## Job
From the first line of the data below through the line bearing "(8,525) -- (993,525);", reproduce each line exactly; do not include pictures.

═════ Data extract

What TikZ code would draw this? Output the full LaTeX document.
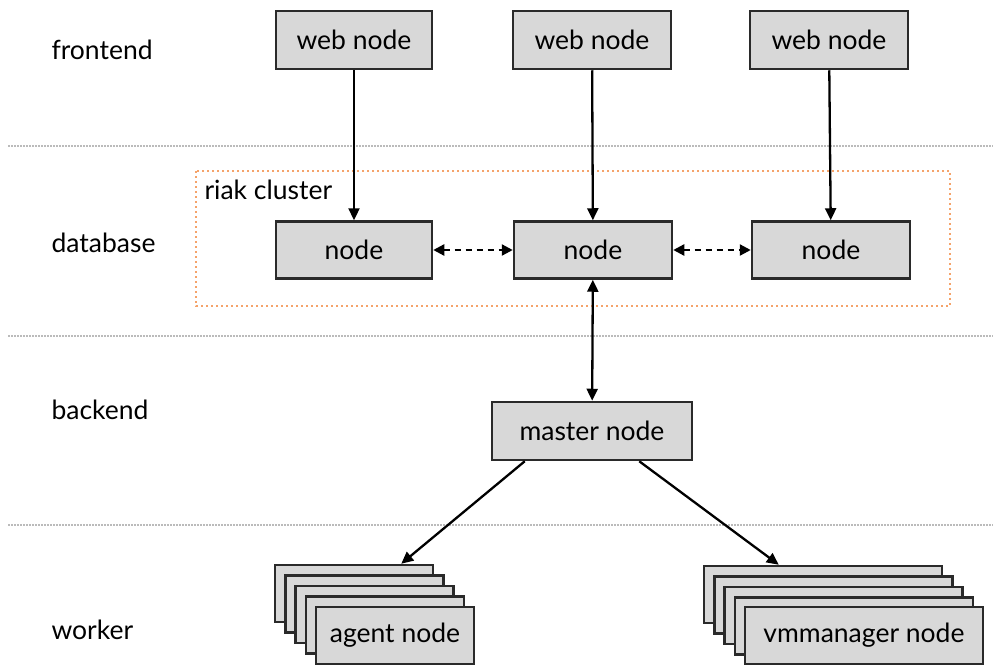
\documentclass[tikz,border=0pt]{standalone}
\usepackage{fontspec}
\setmainfont{Lato}
\usetikzlibrary{arrows.meta}
\definecolor{boxfill}{HTML}{D8D8D8}
\definecolor{boxline}{HTML}{2A2A2A}
\definecolor{sepline}{HTML}{BBBBBB}
\definecolor{riak}{HTML}{F5A36A}
\tikzset{
  box/.style={draw=boxline, line width=2.5pt, fill=boxfill, inner sep=0pt,
    font=\fontsize{26.5}{30}\selectfont, text=black},
  layer/.style={font=\fontsize{26.5}{30}\selectfont, text=black, anchor=west},
  sep/.style={draw=sepline, line width=1.3pt, dash pattern=on 1.5pt off 1.5pt},
  link/.style={draw=black, line width=2.3pt, -{Triangle[length=12pt,width=11pt]}},
  both/.style={draw=black, line width=2.3pt,
    {Triangle[length=12pt,width=11pt]}-{Triangle[length=12pt,width=11pt]}},
  peer/.style={draw=black, line width=2.3pt, dash pattern=on 6pt off 5pt,
    {Triangle[length=11pt,width=11pt]}-{Triangle[length=11pt,width=11pt]}},
}
\begin{document}
\begin{tikzpicture}[x=1pt,y=-1pt]
\useasboundingbox (0,0) rectangle (1001,664);
\clip (0,0) rectangle (1001,664);

% layer separators
\draw[sep] (8,146) -- (993,146);
\draw[sep] (8,336) -- (993,336);
\draw[sep] (8,525) -- (993,525);

% layer names
\node[layer] (lfront) at (48,50) {frontend};
\node[layer] (ldb) at (48,243) {database};
\node[layer] (lback) at (48,410) {backend};
\node[layer] (lwork) at (48,630) {worker};

% riak cluster outline
\draw[riak, line width=1.6pt, dash pattern=on 2pt off 3pt] (196,171) rectangle (950,306);
\node[layer] (riaklbl) at (201,190) {riak cluster};

% frontend
\node[box, minimum width=156pt, minimum height=58pt] (web1) at (354,40) {web node};
\node[box, minimum width=158pt, minimum height=58pt] (web2) at (592,40) {web node};
\node[box, minimum width=158pt, minimum height=58pt] (web3) at (829,40) {web node};

% database
\node[box, minimum width=156pt, minimum height=57pt] (db1) at (354,250) {node};
\node[box, minimum width=158pt, minimum height=57pt] (db2) at (593,250) {node};
\node[box, minimum width=158pt, minimum height=57pt] (db3) at (831,250) {node};

% backend
\node[box, minimum width=200pt, minimum height=58pt] (master) at (592,431) {master node};

% worker stacks, drawn back to front
\foreach \i in {1,...,4}{
  \node[box, minimum width=158pt, minimum height=57pt] (agent\i)
    at ({354+10.25*(\i-1)},{593.5+10.5*(\i-1)}) {};
  \node[box, minimum width=238pt, minimum height=57pt] (vmm\i)
    at ({823+10.25*(\i-1)},{594.5+10.5*(\i-1)}) {};
}
\node[box, minimum width=158pt, minimum height=57pt] (agent5) at (395,635.5) {agent node};
\node[box, minimum width=238pt, minimum height=57pt] (vmm5) at (864,635.5) {vmmanager node};

% connector end points on the master and the stacks
\coordinate (mA) at ([xshift=34pt]master.south west);
\coordinate (mV) at ([xshift=-54pt]master.south east);
\coordinate (aT) at ([xshift=-33pt]agent1.north east);
\coordinate (vT) at ([xshift=76pt]vmm1.north west);

% connectors
\draw[link] (web1) -- (db1);
\draw[link] (web2) -- (db2);
\draw[link] (web3) -- (db3);
\draw[peer] (db1) -- (db2);
\draw[peer] (db2) -- (db3);
\draw[both] (db2) -- (master);
\draw[link] (mA) -- (aT);
\draw[link] (mV) -- (vT);
\end{tikzpicture}
\end{document}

══════════

## Written answer
What TikZ code would draw this? Output the full LaTeX document.
\documentclass[tikz,border=0pt]{standalone}
\usepackage{fontspec}
\setmainfont{Lato}
\usetikzlibrary{arrows.meta}
\definecolor{boxfill}{HTML}{D8D8D8}
\definecolor{boxline}{HTML}{2A2A2A}
\definecolor{sepline}{HTML}{BBBBBB}
\definecolor{riak}{HTML}{F5A36A}
\tikzset{
  box/.style={draw=boxline, line width=2.5pt, fill=boxfill, inner sep=0pt,
    font=\fontsize{26.5}{30}\selectfont, text=black},
  layer/.style={font=\fontsize{26.5}{30}\selectfont, text=black, anchor=west},
  sep/.style={draw=sepline, line width=1.3pt, dash pattern=on 1.5pt off 1.5pt},
  link/.style={draw=black, line width=2.3pt, -{Triangle[length=12pt,width=11pt]}},
  both/.style={draw=black, line width=2.3pt,
    {Triangle[length=12pt,width=11pt]}-{Triangle[length=12pt,width=11pt]}},
  peer/.style={draw=black, line width=2.3pt, dash pattern=on 6pt off 5pt,
    {Triangle[length=11pt,width=11pt]}-{Triangle[length=11pt,width=11pt]}},
}
\begin{document}
\begin{tikzpicture}[x=1pt,y=-1pt]
\useasboundingbox (0,0) rectangle (1001,664);
\clip (0,0) rectangle (1001,664);

% layer separators
\draw[sep] (8,146) -- (993,146);
\draw[sep] (8,336) -- (993,336);
\draw[sep] (8,525) -- (993,525);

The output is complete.